## begin SUPPLIED DATA

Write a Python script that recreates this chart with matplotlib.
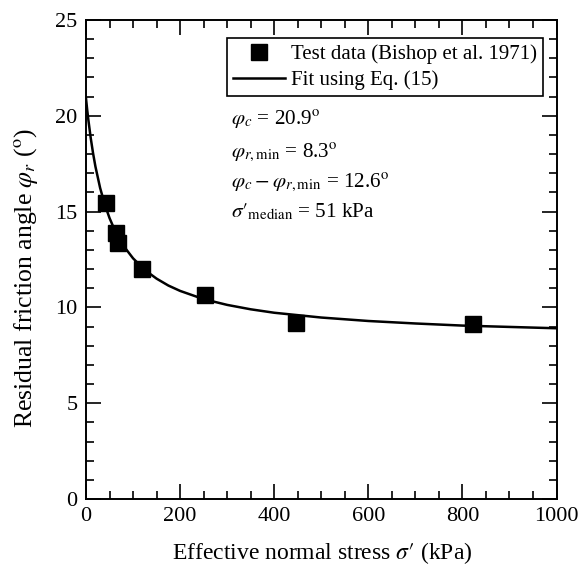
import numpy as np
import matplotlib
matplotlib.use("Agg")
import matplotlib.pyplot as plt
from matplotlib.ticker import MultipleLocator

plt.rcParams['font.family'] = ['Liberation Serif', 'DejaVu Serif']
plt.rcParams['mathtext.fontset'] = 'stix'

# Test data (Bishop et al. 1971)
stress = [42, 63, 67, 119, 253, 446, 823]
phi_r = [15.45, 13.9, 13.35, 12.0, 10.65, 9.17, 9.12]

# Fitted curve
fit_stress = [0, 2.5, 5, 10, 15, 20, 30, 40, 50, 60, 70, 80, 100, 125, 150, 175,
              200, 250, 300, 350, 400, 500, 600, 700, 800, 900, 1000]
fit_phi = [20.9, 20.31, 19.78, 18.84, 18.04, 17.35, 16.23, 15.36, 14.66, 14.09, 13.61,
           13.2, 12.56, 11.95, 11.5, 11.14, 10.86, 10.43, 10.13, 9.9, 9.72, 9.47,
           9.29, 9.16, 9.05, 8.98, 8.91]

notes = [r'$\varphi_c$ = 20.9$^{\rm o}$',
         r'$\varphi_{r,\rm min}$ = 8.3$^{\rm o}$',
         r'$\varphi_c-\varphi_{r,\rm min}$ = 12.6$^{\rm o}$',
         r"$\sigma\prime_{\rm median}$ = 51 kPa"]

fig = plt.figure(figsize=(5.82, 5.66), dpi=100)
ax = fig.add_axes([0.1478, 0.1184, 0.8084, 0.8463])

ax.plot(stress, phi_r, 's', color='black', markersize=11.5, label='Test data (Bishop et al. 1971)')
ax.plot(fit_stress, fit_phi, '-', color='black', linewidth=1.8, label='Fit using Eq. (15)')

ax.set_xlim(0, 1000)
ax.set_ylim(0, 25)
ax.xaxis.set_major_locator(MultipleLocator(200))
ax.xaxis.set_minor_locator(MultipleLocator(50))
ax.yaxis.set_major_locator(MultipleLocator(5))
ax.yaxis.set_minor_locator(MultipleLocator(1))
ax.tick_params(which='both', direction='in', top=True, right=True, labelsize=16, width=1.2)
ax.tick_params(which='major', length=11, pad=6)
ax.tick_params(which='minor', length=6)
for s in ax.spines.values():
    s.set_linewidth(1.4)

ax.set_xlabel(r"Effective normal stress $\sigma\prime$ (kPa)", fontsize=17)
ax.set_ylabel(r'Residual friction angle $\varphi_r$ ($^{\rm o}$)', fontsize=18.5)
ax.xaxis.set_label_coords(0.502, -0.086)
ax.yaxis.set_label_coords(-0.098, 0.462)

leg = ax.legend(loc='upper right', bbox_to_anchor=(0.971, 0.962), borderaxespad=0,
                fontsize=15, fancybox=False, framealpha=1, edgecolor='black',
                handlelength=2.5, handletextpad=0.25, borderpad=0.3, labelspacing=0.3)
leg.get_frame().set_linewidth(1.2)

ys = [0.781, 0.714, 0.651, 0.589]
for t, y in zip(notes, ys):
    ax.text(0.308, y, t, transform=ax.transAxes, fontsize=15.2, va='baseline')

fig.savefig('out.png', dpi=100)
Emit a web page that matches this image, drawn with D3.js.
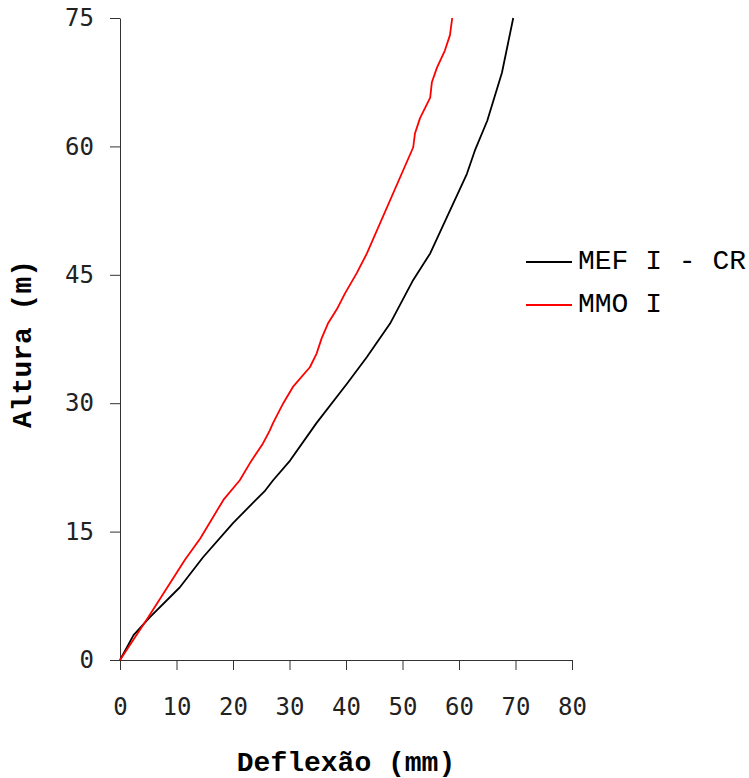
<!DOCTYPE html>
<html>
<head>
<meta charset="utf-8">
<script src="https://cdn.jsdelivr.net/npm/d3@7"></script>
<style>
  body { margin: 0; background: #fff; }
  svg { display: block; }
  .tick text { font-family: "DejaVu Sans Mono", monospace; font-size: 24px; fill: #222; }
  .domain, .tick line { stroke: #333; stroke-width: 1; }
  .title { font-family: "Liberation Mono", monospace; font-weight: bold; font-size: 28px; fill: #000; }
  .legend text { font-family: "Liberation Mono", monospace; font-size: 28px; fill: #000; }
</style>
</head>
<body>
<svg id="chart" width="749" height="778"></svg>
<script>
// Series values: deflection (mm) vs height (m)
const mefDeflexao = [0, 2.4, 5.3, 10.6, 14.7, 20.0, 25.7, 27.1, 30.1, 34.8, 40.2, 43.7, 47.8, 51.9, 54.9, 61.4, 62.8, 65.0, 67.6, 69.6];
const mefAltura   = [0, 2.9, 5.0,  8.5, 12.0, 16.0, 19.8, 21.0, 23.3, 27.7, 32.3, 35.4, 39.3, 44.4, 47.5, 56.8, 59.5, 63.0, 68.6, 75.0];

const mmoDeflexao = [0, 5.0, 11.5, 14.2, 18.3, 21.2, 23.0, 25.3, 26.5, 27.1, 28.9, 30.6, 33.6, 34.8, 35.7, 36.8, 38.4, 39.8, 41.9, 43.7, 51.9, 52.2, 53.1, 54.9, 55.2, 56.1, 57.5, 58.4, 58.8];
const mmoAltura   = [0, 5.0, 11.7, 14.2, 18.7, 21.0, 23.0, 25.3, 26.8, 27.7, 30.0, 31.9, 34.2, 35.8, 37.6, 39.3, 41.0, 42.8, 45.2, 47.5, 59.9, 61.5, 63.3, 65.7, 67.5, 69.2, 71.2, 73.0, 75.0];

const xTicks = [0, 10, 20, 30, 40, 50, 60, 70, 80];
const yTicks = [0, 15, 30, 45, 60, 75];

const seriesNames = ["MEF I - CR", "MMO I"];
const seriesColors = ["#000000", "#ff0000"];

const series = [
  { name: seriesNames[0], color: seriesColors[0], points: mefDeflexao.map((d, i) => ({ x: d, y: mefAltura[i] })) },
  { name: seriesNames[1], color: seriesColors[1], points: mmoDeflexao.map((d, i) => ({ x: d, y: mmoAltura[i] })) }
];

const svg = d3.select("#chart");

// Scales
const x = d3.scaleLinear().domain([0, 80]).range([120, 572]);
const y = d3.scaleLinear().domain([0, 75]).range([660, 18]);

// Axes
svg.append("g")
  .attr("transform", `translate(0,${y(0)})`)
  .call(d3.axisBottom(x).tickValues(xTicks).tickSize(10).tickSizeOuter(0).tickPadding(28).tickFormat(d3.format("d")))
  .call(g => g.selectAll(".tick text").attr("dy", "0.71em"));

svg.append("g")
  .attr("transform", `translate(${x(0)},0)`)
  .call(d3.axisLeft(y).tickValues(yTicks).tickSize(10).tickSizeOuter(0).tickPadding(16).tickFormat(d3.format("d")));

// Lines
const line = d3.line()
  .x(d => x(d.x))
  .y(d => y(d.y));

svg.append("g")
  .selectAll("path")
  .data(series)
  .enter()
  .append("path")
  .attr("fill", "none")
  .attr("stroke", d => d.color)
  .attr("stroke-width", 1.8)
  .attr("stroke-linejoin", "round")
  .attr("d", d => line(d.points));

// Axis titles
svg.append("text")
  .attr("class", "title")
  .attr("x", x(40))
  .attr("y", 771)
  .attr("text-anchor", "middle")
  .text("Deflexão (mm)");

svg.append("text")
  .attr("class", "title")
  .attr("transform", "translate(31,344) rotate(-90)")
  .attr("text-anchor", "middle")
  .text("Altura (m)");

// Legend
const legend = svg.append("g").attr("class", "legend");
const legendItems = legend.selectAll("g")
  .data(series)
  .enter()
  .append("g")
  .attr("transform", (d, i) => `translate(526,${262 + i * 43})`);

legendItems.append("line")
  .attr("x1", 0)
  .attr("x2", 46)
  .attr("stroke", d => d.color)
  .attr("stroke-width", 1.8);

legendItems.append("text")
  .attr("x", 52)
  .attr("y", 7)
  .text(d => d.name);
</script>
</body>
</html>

## end SUPPLIED DATA

— WRITTEN REQUEST —
All of the material above needs to be restated exactly, with no pictures.

— FULL ANSWER —
Write a Python script that recreates this chart with matplotlib.
import numpy as np
import matplotlib
matplotlib.use("Agg")
import matplotlib.pyplot as plt
from matplotlib.ticker import MultipleLocator

plt.rcParams['font.family'] = ['Liberation Serif', 'DejaVu Serif']
plt.rcParams['mathtext.fontset'] = 'stix'

# Test data (Bishop et al. 1971)
stress = [42, 63, 67, 119, 253, 446, 823]
phi_r = [15.45, 13.9, 13.35, 12.0, 10.65, 9.17, 9.12]

# Fitted curve
fit_stress = [0, 2.5, 5, 10, 15, 20, 30, 40, 50, 60, 70, 80, 100, 125, 150, 175,
              200, 250, 300, 350, 400, 500, 600, 700, 800, 900, 1000]
fit_phi = [20.9, 20.31, 19.78, 18.84, 18.04, 17.35, 16.23, 15.36, 14.66, 14.09, 13.61,
           13.2, 12.56, 11.95, 11.5, 11.14, 10.86, 10.43, 10.13, 9.9, 9.72, 9.47,
           9.29, 9.16, 9.05, 8.98, 8.91]

notes = [r'$\varphi_c$ = 20.9$^{\rm o}$',
         r'$\varphi_{r,\rm min}$ = 8.3$^{\rm o}$',
         r'$\varphi_c-\varphi_{r,\rm min}$ = 12.6$^{\rm o}$',
         r"$\sigma\prime_{\rm median}$ = 51 kPa"]

fig = plt.figure(figsize=(5.82, 5.66), dpi=100)
ax = fig.add_axes([0.1478, 0.1184, 0.8084, 0.8463])

ax.plot(stress, phi_r, 's', color='black', markersize=11.5, label='Test data (Bishop et al. 1971)')
ax.plot(fit_stress, fit_phi, '-', color='black', linewidth=1.8, label='Fit using Eq. (15)')

ax.set_xlim(0, 1000)
ax.set_ylim(0, 25)
ax.xaxis.set_major_locator(MultipleLocator(200))
ax.xaxis.set_minor_locator(MultipleLocator(50))
ax.yaxis.set_major_locator(MultipleLocator(5))
ax.yaxis.set_minor_locator(MultipleLocator(1))
ax.tick_params(which='both', direction='in', top=True, right=True, labelsize=16, width=1.2)
ax.tick_params(which='major', length=11, pad=6)
ax.tick_params(which='minor', length=6)
for s in ax.spines.values():
    s.set_linewidth(1.4)

ax.set_xlabel(r"Effective normal stress $\sigma\prime$ (kPa)", fontsize=17)
ax.set_ylabel(r'Residual friction angle $\varphi_r$ ($^{\rm o}$)', fontsize=18.5)
ax.xaxis.set_label_coords(0.502, -0.086)
ax.yaxis.set_label_coords(-0.098, 0.462)

leg = ax.legend(loc='upper right', bbox_to_anchor=(0.971, 0.962), borderaxespad=0,
                fontsize=15, fancybox=False, framealpha=1, edgecolor='black',
                handlelength=2.5, handletextpad=0.25, borderpad=0.3, labelspacing=0.3)
leg.get_frame().set_linewidth(1.2)

ys = [0.781, 0.714, 0.651, 0.589]
for t, y in zip(notes, ys):
    ax.text(0.308, y, t, transform=ax.transAxes, fontsize=15.2, va='baseline')

fig.savefig('out.png', dpi=100)
Emit a web page that matches this image, drawn with D3.js.
<!DOCTYPE html>
<html>
<head>
<meta charset="utf-8">
<script src="https://cdn.jsdelivr.net/npm/d3@7"></script>
<style>
  body { margin: 0; background: #fff; }
  svg { display: block; }
  .tick text { font-family: "DejaVu Sans Mono", monospace; font-size: 24px; fill: #222; }
  .domain, .tick line { stroke: #333; stroke-width: 1; }
  .title { font-family: "Liberation Mono", monospace; font-weight: bold; font-size: 28px; fill: #000; }
  .legend text { font-family: "Liberation Mono", monospace; font-size: 28px; fill: #000; }
</style>
</head>
<body>
<svg id="chart" width="749" height="778"></svg>
<script>
// Series values: deflection (mm) vs height (m)
const mefDeflexao = [0, 2.4, 5.3, 10.6, 14.7, 20.0, 25.7, 27.1, 30.1, 34.8, 40.2, 43.7, 47.8, 51.9, 54.9, 61.4, 62.8, 65.0, 67.6, 69.6];
const mefAltura   = [0, 2.9, 5.0,  8.5, 12.0, 16.0, 19.8, 21.0, 23.3, 27.7, 32.3, 35.4, 39.3, 44.4, 47.5, 56.8, 59.5, 63.0, 68.6, 75.0];

const mmoDeflexao = [0, 5.0, 11.5, 14.2, 18.3, 21.2, 23.0, 25.3, 26.5, 27.1, 28.9, 30.6, 33.6, 34.8, 35.7, 36.8, 38.4, 39.8, 41.9, 43.7, 51.9, 52.2, 53.1, 54.9, 55.2, 56.1, 57.5, 58.4, 58.8];
const mmoAltura   = [0, 5.0, 11.7, 14.2, 18.7, 21.0, 23.0, 25.3, 26.8, 27.7, 30.0, 31.9, 34.2, 35.8, 37.6, 39.3, 41.0, 42.8, 45.2, 47.5, 59.9, 61.5, 63.3, 65.7, 67.5, 69.2, 71.2, 73.0, 75.0];

const xTicks = [0, 10, 20, 30, 40, 50, 60, 70, 80];
const yTicks = [0, 15, 30, 45, 60, 75];

const seriesNames = ["MEF I - CR", "MMO I"];
const seriesColors = ["#000000", "#ff0000"];

const series = [
  { name: seriesNames[0], color: seriesColors[0], points: mefDeflexao.map((d, i) => ({ x: d, y: mefAltura[i] })) },
  { name: seriesNames[1], color: seriesColors[1], points: mmoDeflexao.map((d, i) => ({ x: d, y: mmoAltura[i] })) }
];

const svg = d3.select("#chart");

// Scales
const x = d3.scaleLinear().domain([0, 80]).range([120, 572]);
const y = d3.scaleLinear().domain([0, 75]).range([660, 18]);

// Axes
svg.append("g")
  .attr("transform", `translate(0,${y(0)})`)
  .call(d3.axisBottom(x).tickValues(xTicks).tickSize(10).tickSizeOuter(0).tickPadding(28).tickFormat(d3.format("d")))
  .call(g => g.selectAll(".tick text").attr("dy", "0.71em"));

svg.append("g")
  .attr("transform", `translate(${x(0)},0)`)
  .call(d3.axisLeft(y).tickValues(yTicks).tickSize(10).tickSizeOuter(0).tickPadding(16).tickFormat(d3.format("d")));

// Lines
const line = d3.line()
  .x(d => x(d.x))
  .y(d => y(d.y));

svg.append("g")
  .selectAll("path")
  .data(series)
  .enter()
  .append("path")
  .attr("fill", "none")
  .attr("stroke", d => d.color)
  .attr("stroke-width", 1.8)
  .attr("stroke-linejoin", "round")
  .attr("d", d => line(d.points));

// Axis titles
svg.append("text")
  .attr("class", "title")
  .attr("x", x(40))
  .attr("y", 771)
  .attr("text-anchor", "middle")
  .text("Deflexão (mm)");

svg.append("text")
  .attr("class", "title")
  .attr("transform", "translate(31,344) rotate(-90)")
  .attr("text-anchor", "middle")
  .text("Altura (m)");

// Legend
const legend = svg.append("g").attr("class", "legend");
const legendItems = legend.selectAll("g")
  .data(series)
  .enter()
  .append("g")
  .attr("transform", (d, i) => `translate(526,${262 + i * 43})`);

legendItems.append("line")
  .attr("x1", 0)
  .attr("x2", 46)
  .attr("stroke", d => d.color)
  .attr("stroke-width", 1.8);

legendItems.append("text")
  .attr("x", 52)
  .attr("y", 7)
  .text(d => d.name);
</script>
</body>
</html>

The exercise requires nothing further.